Comment c’est arrivé l’idée du chant ?
Sophie est musicienne, batteuse punk et elle a fait le conservatoire. S.O.A.P lui c’est son métier de produire. Je crois que c’est arrivé pendant un brainstorming. Tout ce qui arrive est très organique j’ai du mal à l’expliquer. Moi j’ai eu trente opérations sur les cordes vocales, j’ai failli devenir muette… Bref. Sophie m’a mis un coup de pied aux fesses et voilà j’ai pris le micro. Après en y réfléchissant la musique est le cheval de Troie idéal, parce qu’on a envie que ce soit fun, dire ce qu’on a à dire mais avec des injonctions positives aussi : « C’est la merde mais regarde on n’est pas tout seul, viens on crée un autre monde. »
On ne peut pas changer le monde, mais on peut créer un système parallèle, une économie circulaire. Recenser tous les pôles de résistance et créer un monde parallèle, ça j’y crois. Après c’est la course contre la montre !
Vous avez un souhait particulier pour ce festival ?
Là encore je vais parler pour moi, capitaine à bord. Ce que je souhaite c’est qu’on rencontre encore plus notre communauté. Je voudrais rencontrer le maximum de personnes qui ont le même genre de démarche que nous. On est quand même dans une période qui va au-delà de l’ego. Bien sûr que je suis aussi narcisse et je veux qu’on m’achète des œuvres, mais ce n’est pas le tout.
Le plus important c’est de donner du sens, on vit un moment particulier de l’histoire dans lequel le plus important c’est de partager et rassembler. C’est un moment où les lignes bougent donc c’est le moment pour avoir des initiatives, pour sortir de sa zone de confort, pour créer une société plus juste. C’est le moment pour rencontrer nos alliés et être plus fort.
Quels sont les prochains projets du GANG après ?
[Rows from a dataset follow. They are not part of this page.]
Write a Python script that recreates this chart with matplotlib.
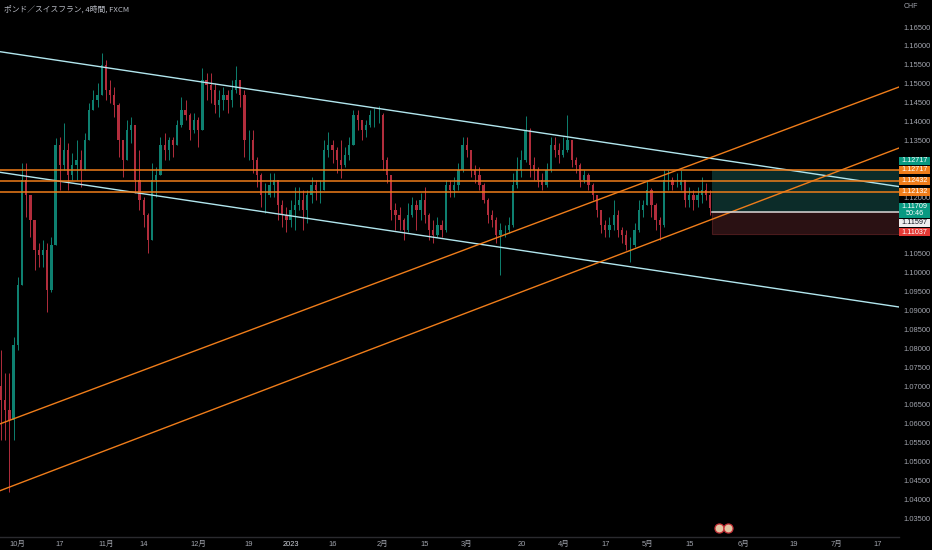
import numpy as np
import pandas as pd
import matplotlib
matplotlib.use('Agg')
import matplotlib.pyplot as plt
from matplotlib.patches import Rectangle

# daily OHLC (GBP/CHF), first bar 2022-09-27
start_day = '2022-09-27'
first_open = 1.0700
high = [1.07955, 1.07347, 1.07347, 1.08299, 1.09886, 1.12902, 1.12902, 1.11923, 1.11209, 1.10786,
        1.10865, 1.10786, 1.10944, 1.13564, 1.13590, 1.13960, 1.13431, 1.13167, 1.13511, 1.13246,
        1.13696, 1.14489, 1.14833, 1.15019, 1.15812, 1.15627, 1.15098, 1.14913, 1.14489, 1.13511,
        1.14040, 1.14119, 1.13907, 1.13246, 1.12003, 1.11579, 1.12902, 1.12796, 1.13590, 1.13696,
        1.13590, 1.13590, 1.14040, 1.14648, 1.14569, 1.14225, 1.14225, 1.14119, 1.15415, 1.15283,
        1.15283, 1.15019, 1.14833, 1.14913, 1.14833, 1.15098, 1.15468, 1.15098, 1.14833, 1.13775,
        1.13775, 1.13061, 1.12638, 1.12373, 1.12638, 1.12638, 1.12452, 1.11923, 1.11738, 1.11923,
        1.12267, 1.12267, 1.12188, 1.12188, 1.12532, 1.12452, 1.12452, 1.13511, 1.13722, 1.13511,
        1.13325, 1.13511, 1.13325, 1.13590, 1.14304, 1.14304, 1.14040, 1.14040, 1.14304, 1.14357,
        1.14410, 1.14225, 1.13061, 1.12585, 1.11844, 1.11738, 1.11447, 1.11844, 1.12003, 1.11923,
        1.12109, 1.12267, 1.11579, 1.11394, 1.11474, 1.11394, 1.12452, 1.12452, 1.12532, 1.12902,
        1.13590, 1.13590, 1.13246, 1.12849, 1.12796, 1.12373, 1.11976, 1.11659, 1.11474, 1.11315,
        1.11262, 1.11474, 1.12638, 1.13061, 1.13246, 1.14146, 1.13828, 1.13061, 1.12796, 1.12638,
        1.12902, 1.13590, 1.13590, 1.13431, 1.13590, 1.14172, 1.13511, 1.13061, 1.12902, 1.12717,
        1.12638, 1.12373, 1.12056, 1.11659, 1.11394, 1.11474, 1.11923, 1.11659, 1.11209, 1.11130,
        1.10944, 1.11315, 1.11923, 1.11923, 1.12452, 1.12241, 1.11844, 1.11474, 1.12717, 1.12717,
        1.12532, 1.12638, 1.12717, 1.12452, 1.12267, 1.12188, 1.12267, 1.12532, 1.12373, 1.12188]
low = [1.05574, 1.05574, 1.04198, 1.05574, 1.07955, 1.09886, 1.11474, 1.10944, 1.10071, 1.10151,
       1.10151, 1.08960, 1.09489, 1.10733, 1.12188, 1.12717, 1.12188, 1.12452, 1.12452, 1.12267,
       1.12717, 1.13511, 1.14304, 1.14384, 1.14701, 1.14569, 1.14489, 1.14119, 1.13061, 1.12532,
       1.12982, 1.13431, 1.12109, 1.11659, 1.11209, 1.10521, 1.10865, 1.12003, 1.12585, 1.12982,
       1.12982, 1.13061, 1.13378, 1.13855, 1.14040, 1.13511, 1.13696, 1.13325, 1.13775, 1.14569,
       1.14489, 1.14225, 1.14119, 1.14304, 1.14225, 1.14384, 1.14754, 1.14384, 1.13061, 1.12982,
       1.12638, 1.12267, 1.11738, 1.11579, 1.12003, 1.12003, 1.11394, 1.11209, 1.11077, 1.11209,
       1.11130, 1.11659, 1.11130, 1.11315, 1.11844, 1.11923, 1.11844, 1.12188, 1.13061, 1.12902,
       1.12638, 1.12505, 1.12796, 1.12982, 1.13378, 1.13775, 1.13511, 1.13590, 1.13855, 1.13855,
       1.13960, 1.12717, 1.12373, 1.11394, 1.11130, 1.11130, 1.10865, 1.11077, 1.11474, 1.11130,
       1.11394, 1.11315, 1.10865, 1.10786, 1.10944, 1.10944, 1.11077, 1.12003, 1.12003, 1.12188,
       1.12664, 1.13061, 1.12532, 1.12373, 1.12188, 1.11844, 1.11315, 1.11209, 1.10786, 1.09939,
       1.10944, 1.11050, 1.11209, 1.12241, 1.12532, 1.12929, 1.12532, 1.12452, 1.12267, 1.12188,
       1.12267, 1.12664, 1.13061, 1.12902, 1.13061, 1.13193, 1.12796, 1.12638, 1.12267, 1.12373,
       1.12188, 1.11923, 1.11474, 1.11050, 1.10944, 1.10944, 1.11130, 1.10944, 1.10786, 1.10601,
       1.10283, 1.10680, 1.11077, 1.11474, 1.11791, 1.11474, 1.11130, 1.10865, 1.11209, 1.12188,
       1.12188, 1.12267, 1.12188, 1.11738, 1.11738, 1.11659, 1.11738, 1.11844, 1.11923, 1.11526]
close = [1.06632, 1.06368, 1.06103, 1.08087, 1.09675, 1.12452, 1.12056, 1.11394, 1.10601, 1.10468,
         1.10601, 1.09542, 1.10733, 1.13378, 1.12849, 1.13246, 1.12585, 1.12849, 1.12982, 1.12717,
         1.13511, 1.14304, 1.14569, 1.14701, 1.15495, 1.14833, 1.14701, 1.14437, 1.13511, 1.12982,
         1.13775, 1.13907, 1.12452, 1.11923, 1.11526, 1.10865, 1.12452, 1.12585, 1.13378, 1.13246,
         1.13511, 1.13378, 1.13907, 1.14304, 1.14172, 1.13775, 1.14040, 1.13775, 1.15098, 1.14966,
         1.14833, 1.14437, 1.14569, 1.14701, 1.14569, 1.14833, 1.15098, 1.14701, 1.13511, 1.13511,
         1.12982, 1.12585, 1.12056, 1.12056, 1.12320, 1.12452, 1.11791, 1.11526, 1.11394, 1.11659,
         1.11791, 1.11923, 1.11659, 1.12056, 1.12320, 1.12188, 1.12188, 1.13246, 1.13378, 1.13246,
         1.12982, 1.12849, 1.13114, 1.13378, 1.14172, 1.14040, 1.13775, 1.13907, 1.14172, 1.14172,
         1.14172, 1.12982, 1.12585, 1.11659, 1.11526, 1.11394, 1.11130, 1.11526, 1.11791, 1.11659,
         1.11923, 1.11526, 1.11130, 1.10997, 1.11262, 1.11130, 1.12320, 1.12188, 1.12320, 1.12717,
         1.13378, 1.13246, 1.12717, 1.12585, 1.12320, 1.11923, 1.11526, 1.11394, 1.10997, 1.11130,
         1.11130, 1.11262, 1.12320, 1.12717, 1.12982, 1.13775, 1.12849, 1.12717, 1.12452, 1.12320,
         1.12717, 1.13378, 1.13246, 1.13114, 1.13246, 1.13511, 1.12982, 1.12849, 1.12452, 1.12585,
         1.12320, 1.12056, 1.11659, 1.11262, 1.11130, 1.11262, 1.11526, 1.11130, 1.10997, 1.10733,
         1.10733, 1.11130, 1.11659, 1.11791, 1.12188, 1.11791, 1.11394, 1.11262, 1.12452, 1.12452,
         1.12320, 1.12320, 1.12452, 1.11923, 1.12056, 1.11923, 1.12056, 1.12188, 1.12056, 1.11709]

# drawn objects (price at left / right edge of the pane)
channel_top = [1.15847, 1.12278]
channel_bottom = [1.12656, 1.09093]
rise_top = [1.06000, 1.14913]
rise_bottom = [1.04233, 1.13299]
levels = [1.12717, 1.12432, 1.12132]
entry, target, stop = 1.11597, 1.12717, 1.11037
last_price = 1.11709

tick_dates = ['2022-10-03', '2022-10-17', '2022-11-01', '2022-11-14', '2022-12-01', '2022-12-19',
              '2023-01-02', '2023-01-16', '2023-02-01', '2023-02-15', '2023-03-01', '2023-03-20',
              '2023-04-03', '2023-04-17', '2023-05-01', '2023-05-15', '2023-06-01', '2023-06-19',
              '2023-07-03', '2023-07-17']
tick_text = ['10月', '17', '11月', '14', '12月', '19', '2023', '16', '2月', '15', '3月', '20',
             '4月', '17', '5月', '15', '6月', '19', '7月', '17']
price_ticks = np.arange(1.035, 1.1651, 0.005)
hidden_ticks = [1.130, 1.125, 1.115, 1.110]   # covered by the price tags

W, H = 932, 550
BG = '#000000'
UP, DOWN = '#0e8070', '#b22d3c'
ORANGE = '#ef7d1a'
CYAN = '#b2e6ee'
TXT = '#a3a6af'
num_font = ['Liberation Sans', 'Noto Sans CJK JP']

fig = plt.figure(figsize=(W / 100, H / 100), dpi=100, facecolor=BG)
ax = fig.add_axes([0, 13 / H, 899 / W, 537 / H])
ax.set_facecolor(BG)

# x positions: business-day index, 0 = 2022-10-03
all_days = pd.bdate_range(start_day, '2023-08-31')
offset = all_days.get_loc(pd.Timestamp('2022-10-03'))
pos = np.arange(len(close)) - offset
x0, x1 = -4.24, 210.0

o = np.array([first_open] + close[:-1])
c = np.array(close)
hi = np.maximum(np.array(high), np.maximum(o, c))
lo = np.minimum(np.array(low), np.minimum(o, c))
col = np.where(c >= o, UP, DOWN)

# position tool box
ax.add_patch(Rectangle((165.4, entry), x1 - 165.4, target - entry, facecolor='#0c2c29',
                       edgecolor='none', zorder=1))
ax.add_patch(Rectangle((165.4, stop), x1 - 165.4, entry - stop, facecolor='#2a1113',
                       edgecolor='#4a1a1c', lw=0.8, zorder=1))

ax.vlines(pos, lo, hi, colors=col, lw=0.7, zorder=2)
ax.bar(pos, np.abs(c - o) + 0.00012, bottom=np.minimum(o, c), width=0.55, color=col,
       zorder=2, linewidth=0)

for ln, colr in [(channel_top, CYAN), (channel_bottom, CYAN), (rise_top, ORANGE), (rise_bottom, ORANGE)]:
    ax.plot([x0, x1], ln, color=colr, lw=1.0, zorder=3)
for lv in levels:
    ax.axhline(lv, color=ORANGE, lw=1.1, zorder=3)
ax.plot([165.4, x1], [entry, entry], color='#d8d8d8', lw=1.1, zorder=3)

ax.set_xlim(x0, x1)
ax.set_ylim(1.030079, 1.172143)

ax.yaxis.tick_right()
ax.set_yticks(price_ticks)
ylabels = ['' if np.isclose(p, hidden_ticks).any() else '%.5f' % p for p in price_ticks]
ax.set_yticklabels(ylabels, family=num_font, fontsize=5.4, color=TXT)
tick_pos = [all_days.get_loc(pd.Timestamp(d)) - offset for d in tick_dates]
ax.set_xticks(tick_pos)
ax.set_xticklabels(tick_text, family=num_font, fontsize=5.4, color=TXT)
ax.get_xticklabels()[6].set_color('#d1d4dc')
ax.tick_params(axis='both', length=0)
ax.tick_params(axis='y', pad=3)
ax.tick_params(axis='x', pad=3)
for s in ['top', 'left', 'right']:
    ax.spines[s].set_visible(False)
ax.spines['bottom'].set_color('#2a2a2e')
ax.spines['bottom'].set_linewidth(1.0)

# event icons
ax.plot([719 / 899, 728 / 899], [9 / 537, 9 / 537], 'o', transform=ax.transAxes, ms=6.5,
        mfc='#e2c6a4', mec='#c8323a', mew=0.9, clip_on=False, zorder=4)

# price scale tags
def tag(yc, h, text, fc, tc):
    fig.add_artist(Rectangle((899 / W, 1 - (yc + h / 2) / H), 31 / W, h / H,
                             transform=fig.transFigure, facecolor=fc, edgecolor='none', zorder=5))
    fig.text(914.5 / W, 1 - yc / H, text, ha='center', va='center', color=tc, fontsize=5.2,
             family=num_font, linespacing=1.0, zorder=6)

tag(160.5, 8, '%.5f' % target, '#089981', 'white')
tag(169.5, 8, '%.5f' % levels[0], ORANGE, 'white')
tag(180.5, 8, '%.5f' % levels[1], ORANGE, 'white')
tag(191.8, 8, '%.5f' % levels[2], ORANGE, 'white')
tag(210.0, 15, '%.5f\n50:46' % last_price, '#089981', 'white')
tag(222.8, 8, '%.5f' % entry, '#eeeeee', '#131722')
tag(232.3, 8, '%.5f' % stop, '#e53935', 'white')

fig.text(4 / W, 1 - 9 / H, 'ポンド／スイスフラン, 4時間, FXCM', ha='left', va='center',
         color='#b8bbc4', fontsize=5.6, family=['Noto Sans CJK JP', 'DejaVu Sans'])
fig.text(904 / W, 1 - 7 / H, 'CHF', ha='left', va='center', color=TXT, fontsize=5.0,
         family=num_font)

fig.savefig('out.png', dpi=100, facecolor=BG)
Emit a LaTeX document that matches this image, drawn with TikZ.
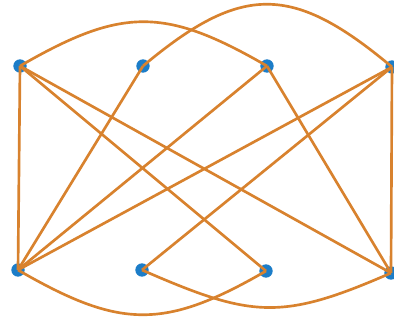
\documentclass[tikz,border=0pt]{standalone}
\definecolor{edgeor}{RGB}{216,130,46}
\definecolor{dotblue}{RGB}{28,125,200}
\begin{document}
\begin{tikzpicture}[x=0.75pt,y=-0.75pt,
  dot/.style={circle,fill=dotblue,inner sep=0pt,minimum size=10pt},
  edge/.style={draw=edgeor,line width=2pt}]
\useasboundingbox (0,0) rectangle (394,320);
\node[dot] (T1) at (20,66) {};
\node[dot] (T2) at (143,66) {};
\node[dot] (T3) at (267,66) {};
\node[dot] (T4) at (392,67) {};
\node[dot] (B1) at (18,270) {};
\node[dot] (B2) at (142,270) {};
\node[dot] (B3) at (266,271) {};
\node[dot] (B4) at (391,273) {};
\path[edge] (T1.center) .. controls +(102,-59) and +(-102,-59) .. (T3.center);
\path[edge] (T2.center) .. controls +(99,-83) and +(-99,-83) .. (T4.center);
\path[edge] (B1.center) .. controls +(102,59) and +(-102,59) .. (B3.center);
\path[edge] (B2.center) .. controls +(110,48) and +(-110,48) .. (B4.center);
\path[edge] (T1.center) -- (B1.center);
\path[edge] (T1.center) -- (B3.center);
\path[edge] (T1.center) -- (B4.center);
\path[edge] (T2.center) -- (B1.center);
\path[edge] (T3.center) -- (B1.center);
\path[edge] (T3.center) -- (B4.center);
\path[edge] (T4.center) -- (B1.center);
\path[edge] (T4.center) -- (B2.center);
\path[edge] (T4.center) -- (B4.center);
\end{tikzpicture}
\end{document}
Là c’est la fin du premier cycle de trois ans, on ferme notre cycle urbain avec Patriarchy is burning. Ça va être la terre l’année prochaine. Le lieu dans la nature dans le Sud qu’on est en train d’installer — un havre de paix avec un studio de peinture, de photo, de musique et lieu d’expo — ça a pour but de devenir une résidence d’artistes et j’aimerais organiser des week-ends activistes. On parle, on met en commun nos connaissances, nos réseaux. On quitte Paris mi-juillet. Notre fil conducteur c’est l’exploration du système solaire et donc aussi des moyens de diffusion, de communication. Mon objectif c’est d’avoir des nouveaux chapters de GOW indépendants un peu partout, comme les Black Panthers pour avoir une propagation de sorcières. On va aussi faire une série documentaire sur le GANG pour diffuser des messages d’autres façon de vivre.